● JOB
Transcribe the material verbatim in full; the pictures do not belong in the copy.

● DATA SECTION
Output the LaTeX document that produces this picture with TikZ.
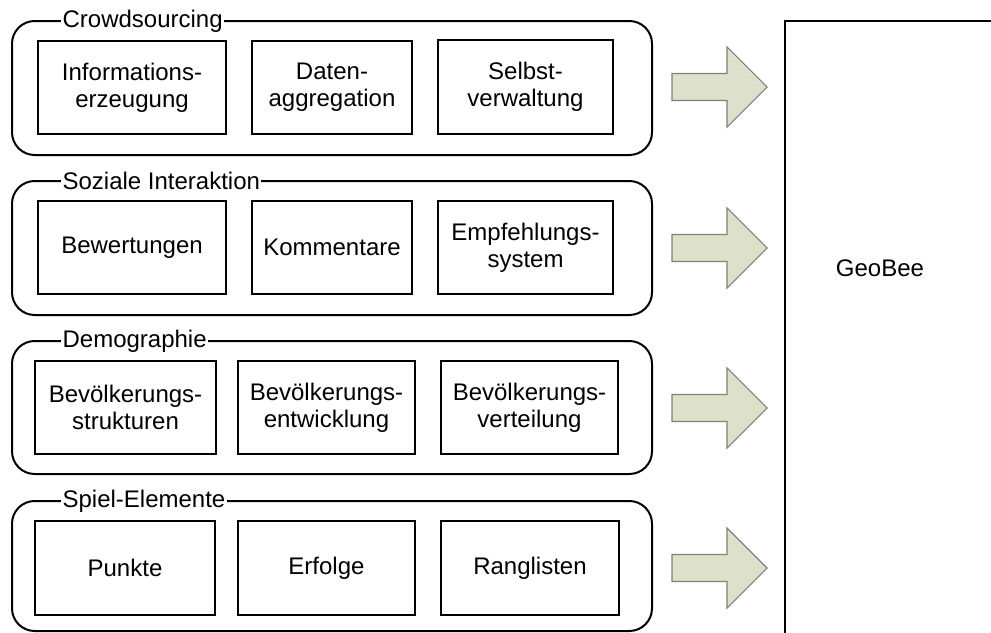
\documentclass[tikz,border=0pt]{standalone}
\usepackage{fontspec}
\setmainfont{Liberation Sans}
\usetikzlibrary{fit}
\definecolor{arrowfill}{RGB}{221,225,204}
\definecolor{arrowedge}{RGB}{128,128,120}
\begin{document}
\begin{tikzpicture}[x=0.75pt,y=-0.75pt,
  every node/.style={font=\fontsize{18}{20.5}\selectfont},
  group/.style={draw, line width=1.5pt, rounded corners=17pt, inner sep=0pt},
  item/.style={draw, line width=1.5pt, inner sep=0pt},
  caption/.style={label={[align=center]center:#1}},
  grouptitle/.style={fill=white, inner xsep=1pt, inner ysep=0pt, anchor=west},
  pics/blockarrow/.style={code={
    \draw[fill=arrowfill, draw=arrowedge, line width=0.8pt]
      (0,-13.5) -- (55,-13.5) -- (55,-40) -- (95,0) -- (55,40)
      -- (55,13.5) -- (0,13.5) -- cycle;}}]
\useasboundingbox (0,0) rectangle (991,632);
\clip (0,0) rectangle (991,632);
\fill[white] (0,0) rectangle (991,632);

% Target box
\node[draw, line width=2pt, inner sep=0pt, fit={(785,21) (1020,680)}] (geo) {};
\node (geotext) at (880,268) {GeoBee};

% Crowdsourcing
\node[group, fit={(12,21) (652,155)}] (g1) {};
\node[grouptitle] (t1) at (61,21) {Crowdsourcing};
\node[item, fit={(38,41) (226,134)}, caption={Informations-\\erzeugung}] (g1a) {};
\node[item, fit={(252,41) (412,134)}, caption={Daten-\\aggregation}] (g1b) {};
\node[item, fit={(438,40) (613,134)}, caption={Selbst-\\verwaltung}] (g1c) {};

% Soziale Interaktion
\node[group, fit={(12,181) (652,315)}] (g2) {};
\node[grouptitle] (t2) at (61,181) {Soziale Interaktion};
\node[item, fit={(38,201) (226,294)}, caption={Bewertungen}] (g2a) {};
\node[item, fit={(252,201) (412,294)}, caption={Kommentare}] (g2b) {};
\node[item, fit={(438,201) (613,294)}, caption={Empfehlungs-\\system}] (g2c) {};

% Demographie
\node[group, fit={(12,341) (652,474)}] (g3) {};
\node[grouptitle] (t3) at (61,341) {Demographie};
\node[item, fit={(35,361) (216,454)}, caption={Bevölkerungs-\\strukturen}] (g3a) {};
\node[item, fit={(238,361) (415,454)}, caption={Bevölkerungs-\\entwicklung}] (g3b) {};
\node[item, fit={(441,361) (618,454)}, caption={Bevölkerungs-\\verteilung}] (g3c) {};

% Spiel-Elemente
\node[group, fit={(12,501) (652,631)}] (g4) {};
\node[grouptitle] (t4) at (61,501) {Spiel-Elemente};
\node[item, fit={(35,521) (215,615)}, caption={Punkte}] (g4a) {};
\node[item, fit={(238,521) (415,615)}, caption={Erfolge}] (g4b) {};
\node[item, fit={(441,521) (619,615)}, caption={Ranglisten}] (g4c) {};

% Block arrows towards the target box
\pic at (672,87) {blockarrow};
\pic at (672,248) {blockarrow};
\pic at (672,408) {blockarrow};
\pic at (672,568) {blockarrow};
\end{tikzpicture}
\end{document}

● EXERCISE RESULT
Output the LaTeX document that produces this picture with TikZ.
\documentclass[tikz,border=0pt]{standalone}
\usepackage{fontspec}
\setmainfont{Liberation Sans}
\usetikzlibrary{fit}
\definecolor{arrowfill}{RGB}{221,225,204}
\definecolor{arrowedge}{RGB}{128,128,120}
\begin{document}
\begin{tikzpicture}[x=0.75pt,y=-0.75pt,
  every node/.style={font=\fontsize{18}{20.5}\selectfont},
  group/.style={draw, line width=1.5pt, rounded corners=17pt, inner sep=0pt},
  item/.style={draw, line width=1.5pt, inner sep=0pt},
  caption/.style={label={[align=center]center:#1}},
  grouptitle/.style={fill=white, inner xsep=1pt, inner ysep=0pt, anchor=west},
  pics/blockarrow/.style={code={
    \draw[fill=arrowfill, draw=arrowedge, line width=0.8pt]
      (0,-13.5) -- (55,-13.5) -- (55,-40) -- (95,0) -- (55,40)
      -- (55,13.5) -- (0,13.5) -- cycle;}}]
\useasboundingbox (0,0) rectangle (991,632);
\clip (0,0) rectangle (991,632);
\fill[white] (0,0) rectangle (991,632);

% Target box
\node[draw, line width=2pt, inner sep=0pt, fit={(785,21) (1020,680)}] (geo) {};
\node (geotext) at (880,268) {GeoBee};

% Crowdsourcing
\node[group, fit={(12,21) (652,155)}] (g1) {};
\node[grouptitle] (t1) at (61,21) {Crowdsourcing};
\node[item, fit={(38,41) (226,134)}, caption={Informations-\\erzeugung}] (g1a) {};
\node[item, fit={(252,41) (412,134)}, caption={Daten-\\aggregation}] (g1b) {};
\node[item, fit={(438,40) (613,134)}, caption={Selbst-\\verwaltung}] (g1c) {};

% Soziale Interaktion
\node[group, fit={(12,181) (652,315)}] (g2) {};
\node[grouptitle] (t2) at (61,181) {Soziale Interaktion};
\node[item, fit={(38,201) (226,294)}, caption={Bewertungen}] (g2a) {};
\node[item, fit={(252,201) (412,294)}, caption={Kommentare}] (g2b) {};
\node[item, fit={(438,201) (613,294)}, caption={Empfehlungs-\\system}] (g2c) {};

% Demographie
\node[group, fit={(12,341) (652,474)}] (g3) {};
\node[grouptitle] (t3) at (61,341) {Demographie};
\node[item, fit={(35,361) (216,454)}, caption={Bevölkerungs-\\strukturen}] (g3a) {};
\node[item, fit={(238,361) (415,454)}, caption={Bevölkerungs-\\entwicklung}] (g3b) {};
\node[item, fit={(441,361) (618,454)}, caption={Bevölkerungs-\\verteilung}] (g3c) {};

% Spiel-Elemente
\node[group, fit={(12,501) (652,631)}] (g4) {};
\node[grouptitle] (t4) at (61,501) {Spiel-Elemente};
\node[item, fit={(35,521) (215,615)}, caption={Punkte}] (g4a) {};
\node[item, fit={(238,521) (415,615)}, caption={Erfolge}] (g4b) {};
\node[item, fit={(441,521) (619,615)}, caption={Ranglisten}] (g4c) {};

% Block arrows towards the target box
\pic at (672,87) {blockarrow};
\pic at (672,248) {blockarrow};
\pic at (672,408) {blockarrow};
\pic at (672,568) {blockarrow};
\end{tikzpicture}
\end{document}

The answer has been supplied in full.